The Ruffs bought a 132-hectare grazing property in Wirrate 21 years ago. They removed the sheep and the property has been managed for conservation ever since with over 140 species of birds recorded. It is protected by a covenant and they’ve done a lot of work to restore plants and wildlife including erecting 30 nest boxes.
The Ruffs have erected two ex-closures designed to keep herbivores out. One of them is in an open grassy area which would be heavily grazed by herbivores such as rabbits and kangaroos, the other ex-closure is in a woodland area, less preferable to herbivores. They are part of a long term monitoring project to compare the browsing behaviours between each of these landscapes. The main vegetation type on the property is Box Ironbark Forest with areas of nationally threatened grassy woodland. The property received funding from the Australian Government through the Goulburn Broken Catchment Management Authority to manage the woodlands.
Mistletoe has challenged the native trees, killing them in fact. So it was surprising when a mistletoe expert told people at a field day held on the property that the mistletoe plant benefits biodiversity.
Professor Dave Watson from Charles Sturt University says we need to understand the whole landscape to understand why mistletoe becomes a problem.
The landscape is recovering and the environment has changed, fire frequency has changed and many of the remaining trees were used as sheep camps, increasing nutrients around the trees.

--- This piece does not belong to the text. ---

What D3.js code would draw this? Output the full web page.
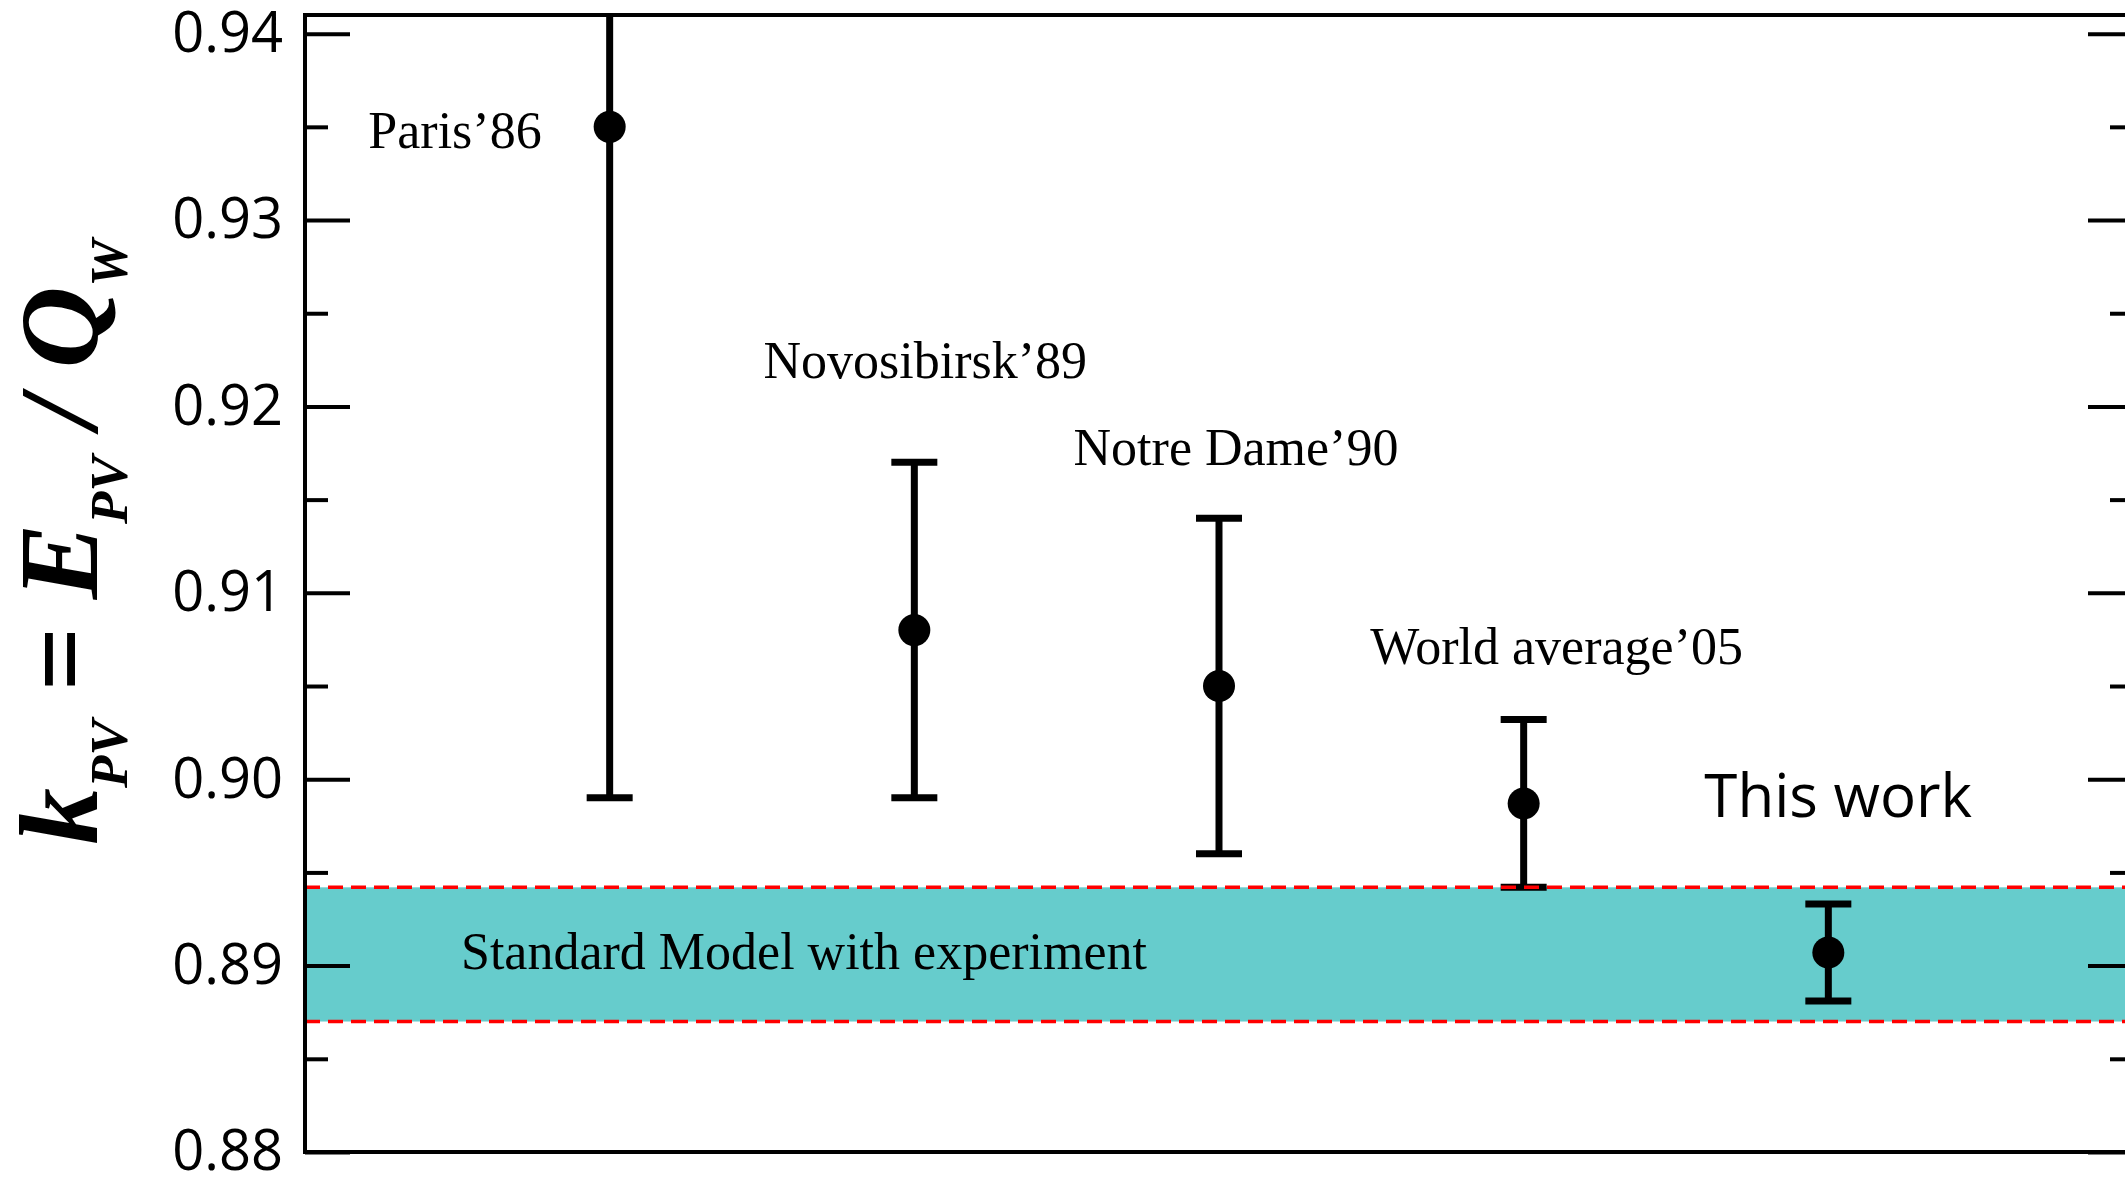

This still effects the health of the trees today, so extra pressures such as mistletoe have an added impact.
Mistletoe does have predators, one of the main ones being Common Brush Tail Possums, which love the sweet and juicy leaves. However the Brush Tail Possum population hasn’t recovered from recent culling history, (contrary to over population in some urban areas).
Butterflies are also predators – the Imperial White Butterfly lays its eggs on mistletoe and the voracious caterpillars reduce mistletoe growth.